Not a good omen, no.
I'll be under water tomorrow if everythings arrived, so at least on the heat front i'll be safe.
Not at all. Just that those motherboards usually cost three times more than most others.
Only ones I buy.... Still using my Asus REIV and that mobo used today can go for upwards of three hundo.
I think there are many MBs with just single PCIe x16 slot.
And as for @TieSKey 's too many 2x PCIe x8. With PCIe 4.0+ , people may start using PCIe card based dual x4 M.2 sor fast data storage in case they run out of M.2 slots on MB itself.
How prevalent is PCIe bifurcation on the AMD chipsets I wonder...
i think one of the x570 boards has a x8 slot from the chipset, which I think is two x4's anyway.
Motherboards turbo speeds will vary because motherboard manufactures have different voltages MSI and Gigabyte are well renound for overvolting while the likes of ASUS normally stick closely to the CPU specifications imposed by Intel/AMD.
Well, I think he meant primary CPU PCIe lanes for GPU. That practically any larger board has 2 slots that can be used for graphics cards.
And while true, with PCIe 4.0 one can sacrifice 1/2 of bandwidth for GPU and use 2nd slot for something else.
And those PCIe to M.2 cards are rather cheap today. Issue is in finding 2x M.2 to x8 PCIe.
Products like this are kind of rare in good prices.
When looking at the chipset diagrams for the x16 from the CPU, it doesn't look like it can do anything other than x16 or dual X8.

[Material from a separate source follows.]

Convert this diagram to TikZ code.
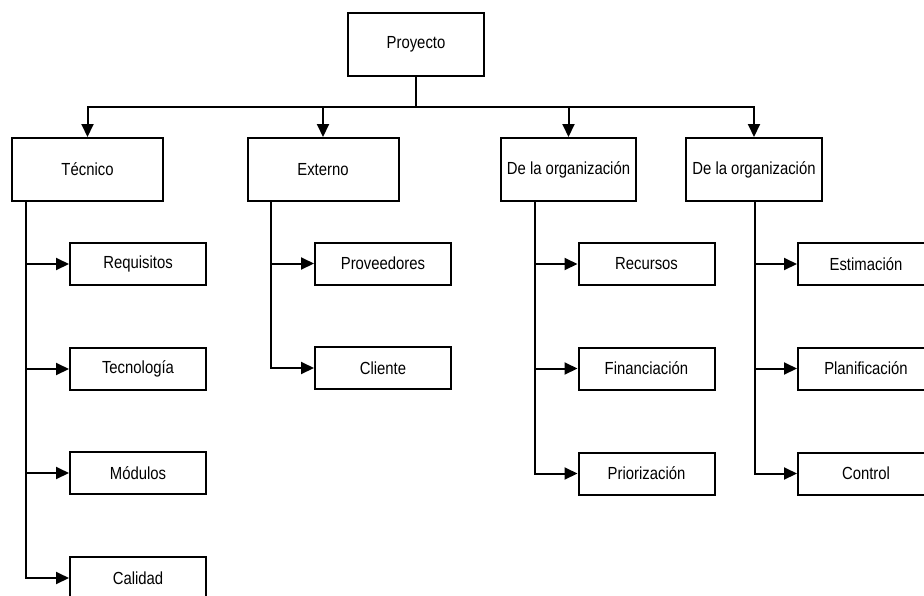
\documentclass[tikz,border=0pt]{standalone}
\usepackage{fontspec}
\setmainfont{Liberation Sans}[FakeStretch=0.85]
\usetikzlibrary{arrows.meta}
\begin{document}
\begin{tikzpicture}[x=1pt,y=-1pt,
  box/.style={draw=black,line width=2pt,fill=white,inner sep=0pt,font=\fontsize{17.5}{20}\selectfont},
  topbox/.style={box,minimum width=151pt,minimum height=63pt},
  kidbox/.style={box,minimum width=136pt,minimum height=42pt},
  conn/.style={draw=black,line width=2pt},
  arr/.style={conn,-{Triangle[length=13pt,width=12pt]}}]
\useasboundingbox (0,0) rectangle (924,595);
\clip (0,0) rectangle (924,595);
\fill[white] (0,0) rectangle (924,595);
% root
\node[box,minimum width=136pt,minimum height=63pt] (P) at (416,44.5) {Proyecto};
% top-level
\node[topbox] (T) at (87.5,169.5) {Técnico};
\node[topbox] (E) at (323,169.5) {Externo};
\node[topbox,minimum width=135pt] (O1) at (568.5,169.5) {De la organización};
\node[topbox,minimum width=136pt] (O2) at (754,169.5) {De la organización};
% children of Técnico
\node[kidbox] (T1) at (138,264) {Requisitos};
\node[kidbox] (T2) at (138,369) {Tecnología};
\node[kidbox] (T3) at (138,473) {Módulos};
\node[kidbox] (T4) at (138,578) {Calidad};
% children of Externo
\node[kidbox] (E1) at (383,263.5) {Proveedores};
\node[kidbox] (E2) at (383,368) {Cliente};
% children of org 1
\node[kidbox] (R1) at (646.5,264) {Recursos};
\node[kidbox] (R2) at (646.5,368.5) {Financiación};
\node[kidbox] (R3) at (646.5,473.5) {Priorización};
% children of org 2
\node[kidbox] (S1) at (866,264) {Estimación};
\node[kidbox] (S2) at (866,368.5) {Planificación};
\node[kidbox] (S3) at (866,473.5) {Control};
% bus
\coordinate (bus) at (416,107);
\draw[conn] (P.south) -- (bus);
\draw[arr] (bus) -| (T.north);
\draw[arr] (bus) -| (E.north);
\draw[arr] (bus) -| (O1.north);
\draw[arr] (bus) -| (O2.north);
% Técnico branch
\coordinate (ta) at (26,201);
\draw[arr] (ta) |- (T1.west);
\draw[arr] (ta) |- (T2.west);
\draw[arr] (ta) |- (T3.west);
\draw[arr] (ta) |- (T4.west);
% Externo branch
\coordinate (ea) at (271,201);
\draw[arr] (ea) |- (E1.west);
\draw[arr] (ea) |- (E2.west);
% org 1 branch
\coordinate (oa) at (535,201);
\draw[arr] (oa) |- (R1.west);
\draw[arr] (oa) |- (R2.west);
\draw[arr] (oa) |- (R3.west);
% org 2 branch
\coordinate (ob) at (755,201);
\draw[arr] (ob) |- (S1.west);
\draw[arr] (ob) |- (S2.west);
\draw[arr] (ob) |- (S3.west);
\end{tikzpicture}
\end{document}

So you might not be able to put a dual M2 card in the second slot.
Thats what I was thinking.
Yes, not easy thing to get exactly as someone likes it.
For PCIe 3.0 there was not big demand in PC world, therefore no products. So there are very few good and reasonably priced products.
I think Supermicro AOC-SHG3-4M2P provides good M.2 slot count for price. And unless someone needs all 4 M.2 drives to pull/push data at same time... Very good.
But what I meant is that with PCIe 4.0+ bandwidths for GPUs will be overkill and people will start to look more often on alternative slot use.
I am sure that prices will go down soonish (tm).